DENISE: What is an early stage?

DR. WU: So staging with ovarian cancer is related to where the cancer is. Early cancer, or stage 1, means that the cancer is just confined to the ovary. In advanced stages, the cancer has spread to adjacent organs and things like that, like the intestines, the liver, the lungs. So it becomes very difficult to treat cancers once they've spread beyond the ovary and spread to other body parts.

DENISE: Chemotherapy is not helpful in that circumstance.

DR. WU: Patients are usually treated with surgical excision and chemotherapy, but usually it doesn't get all of the cells, so then patients will experience a relapse, the ovarian cancer comes back. Then they may need additional chemotherapy.

DENISE: When a woman goes to her gynecologist and maybe she doesn't have a family history of ovarian cancer, she's simply scared of the possibility given the statistics out here, what should she do?
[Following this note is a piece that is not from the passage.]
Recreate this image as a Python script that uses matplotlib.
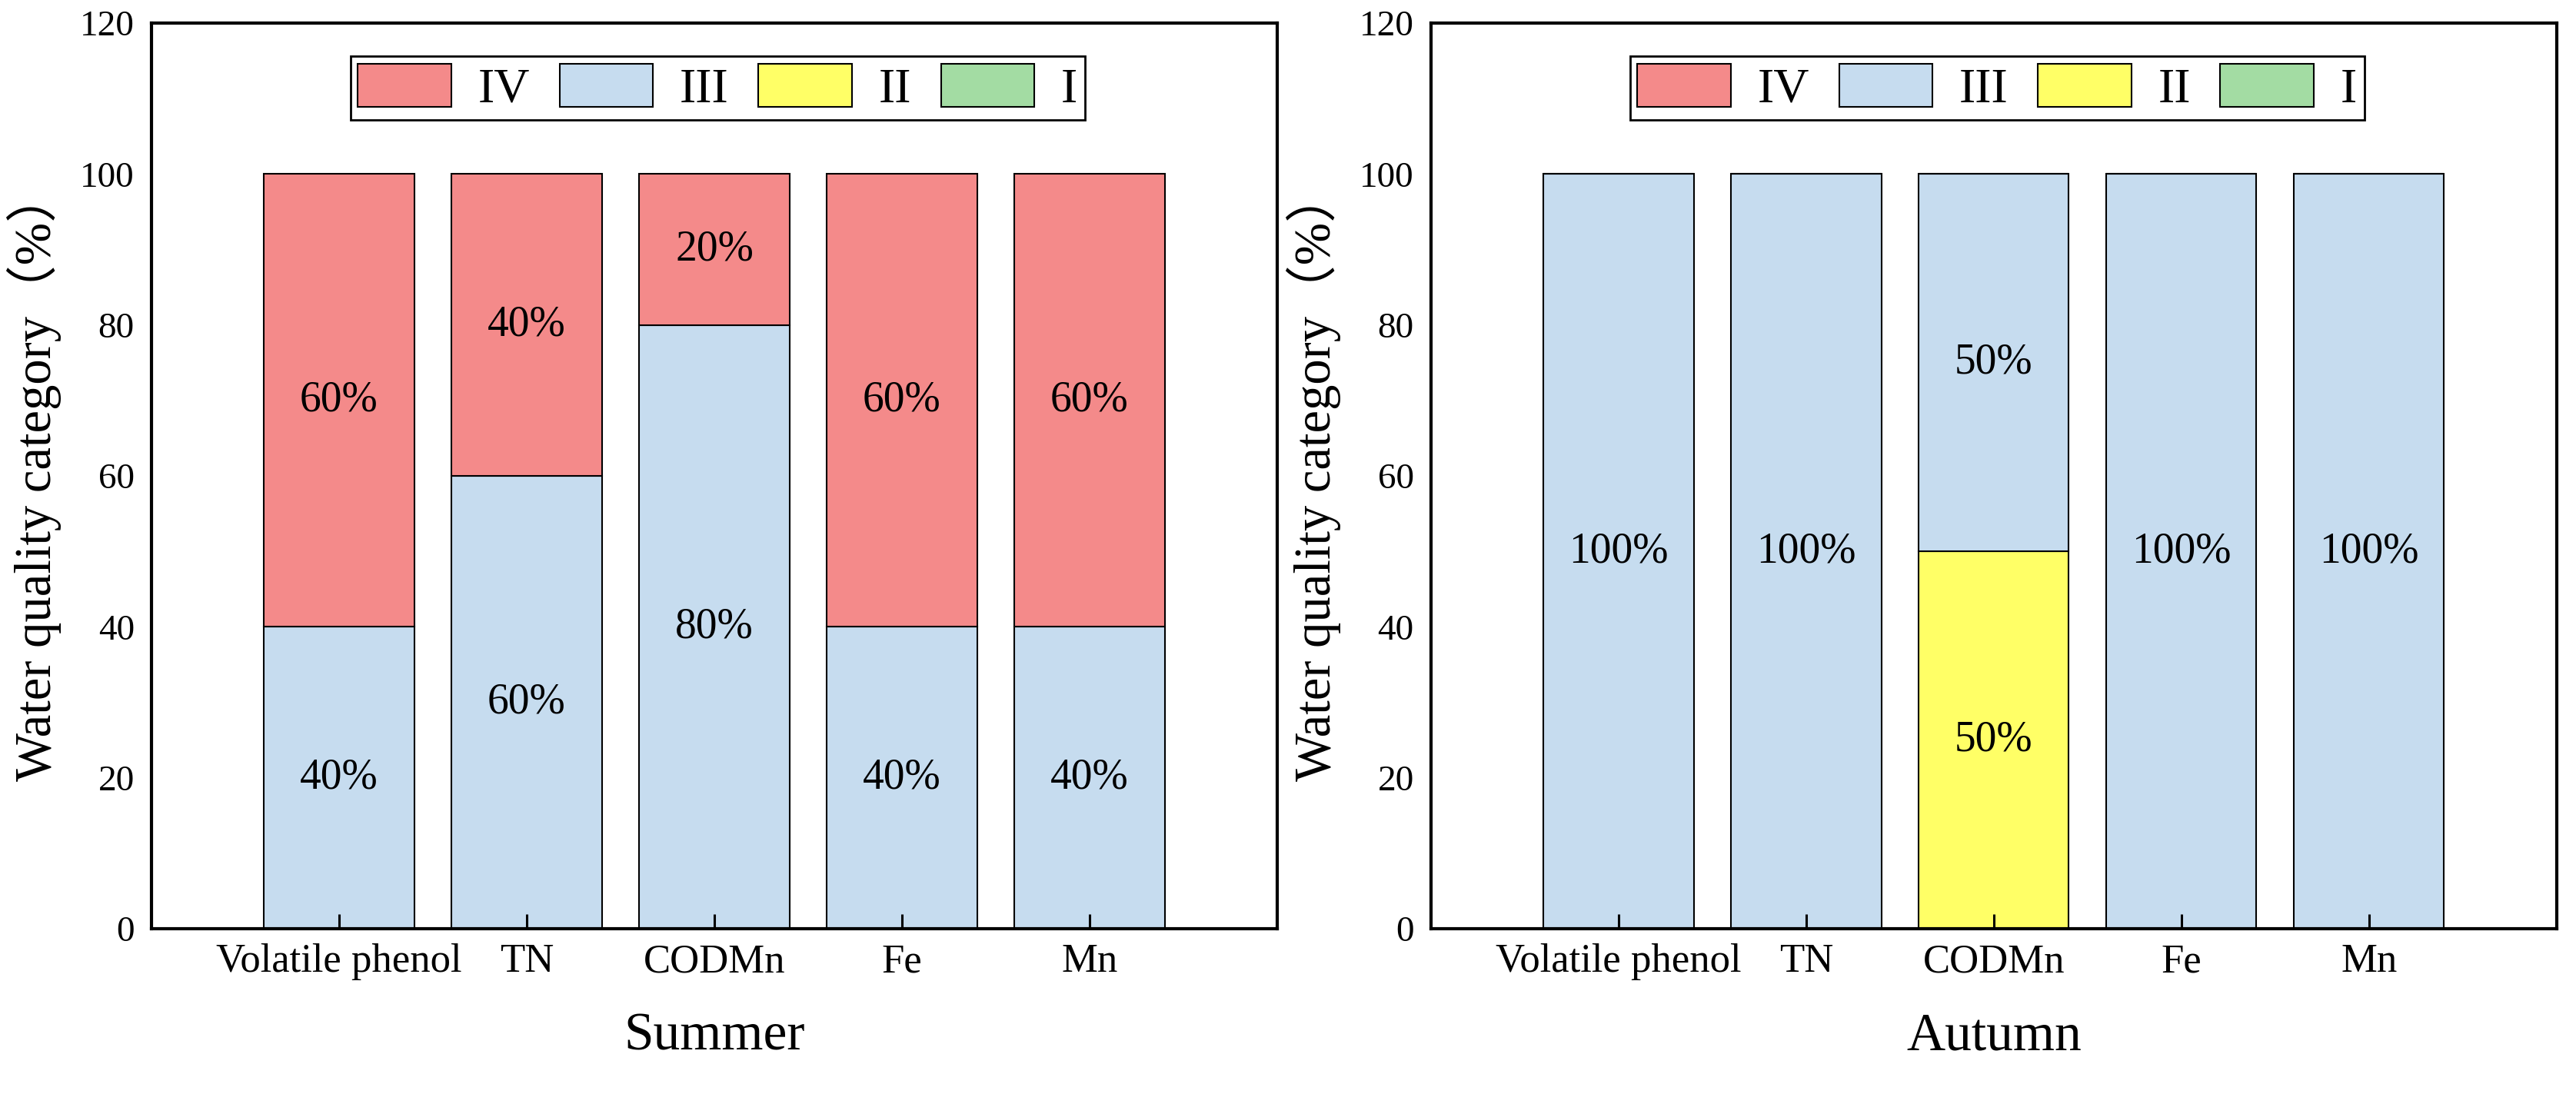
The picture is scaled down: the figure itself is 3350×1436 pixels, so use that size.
import numpy as np
import matplotlib
matplotlib.use("Agg")
import matplotlib.pyplot as plt

plt.rcParams['font.family'] = ['Liberation Serif', 'Noto Sans CJK SC']

# data
params = ["Volatile phenol", "TN", "CODMn", "Fe", "Mn"]
classes = ["I", "II", "III", "IV"]          # stacking order, bottom -> top
seasons = ["Summer", "Autumn"]
summer = {"I": [0, 0, 0, 0, 0],
          "II": [0, 0, 0, 0, 0],
          "III": [40, 60, 80, 40, 40],
          "IV": [60, 40, 20, 60, 60]}
autumn = {"I": [0, 0, 0, 0, 0],
          "II": [0, 0, 50, 0, 0],
          "III": [100, 100, 50, 100, 100],
          "IV": [0, 0, 0, 0, 0]}
season_data = [summer, autumn]

colors = {"I": "#A3DCA3", "II": "#FFFF66", "III": "#C6DCEF", "IV": "#F48A8A"}

fig = plt.figure(figsize=(33.5, 14.36), dpi=100)
ax_pos = [[0.0588, 0.1588, 0.437, 0.8203],
          [0.5555, 0.1588, 0.437, 0.8203]]

x = np.arange(1, len(params) + 1)

for pos, name, data in zip(ax_pos, seasons, season_data):
    ax = fig.add_axes(pos)
    bottom = np.zeros(len(params))
    handles = {}
    for c in classes:
        vals = np.array(data[c], dtype=float)
        handles[c] = ax.bar(x, vals, 0.8, bottom=bottom, color=colors[c],
                            edgecolor='black', linewidth=1.5, label=c)
        # percentage labels in the middle of each segment
        for xi, b, v in zip(x, bottom, vals):
            if v > 0:
                ax.text(xi, b + v / 2, f"{v:.0f}%", ha='center', va='center',
                        fontsize=40)
        bottom = bottom + vals

    ax.set_xlim(0, 6)
    ax.set_ylim(0, 120)
    ax.set_yticks(np.arange(0, 121, 20))
    ax.set_xticks(x)
    ax.set_xticklabels(params, fontsize=38)
    ax.tick_params(axis='y', length=0, labelsize=34, pad=16)
    ax.tick_params(axis='x', direction='in', length=14, width=2.2, pad=14)
    for sp in ax.spines.values():
        sp.set_linewidth(3)

    ax.set_ylabel("Water quality category（%）", fontsize=48)
    ax.yaxis.set_label_coords(-0.08, 0.5)
    ax.set_xlabel(name, fontsize=50, labelpad=30)

    order = ["IV", "III", "II", "I"]
    leg = ax.legend([handles[c] for c in order], order, ncol=4,
                    loc='upper left', bbox_to_anchor=(1.06, 115.6),
                    bbox_transform=ax.transData, borderaxespad=0,
                    fontsize=46, handlelength=1.9, handleheight=0.97,
                    handletextpad=0.55, columnspacing=0.6, borderpad=0.15,
                    fancybox=False, framealpha=1, edgecolor='black')
    leg.get_frame().set_linewidth(2)

fig.savefig("out.png", dpi=100)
DR. WU: Unfortunately we don't have a great screening test in terms of sonograms or blood tests or anything like that, that could be used for the widespread population that could be used to prevent ovarian cancer. We're still working on that. But, I think that patients that try to take care of themselves and go for annual checkups, we have a better chance of finding ovarian cancer early in them.

DENISE: Dr. Wu thank you very much for being with us. I'm Denise Richardson for howdini.com.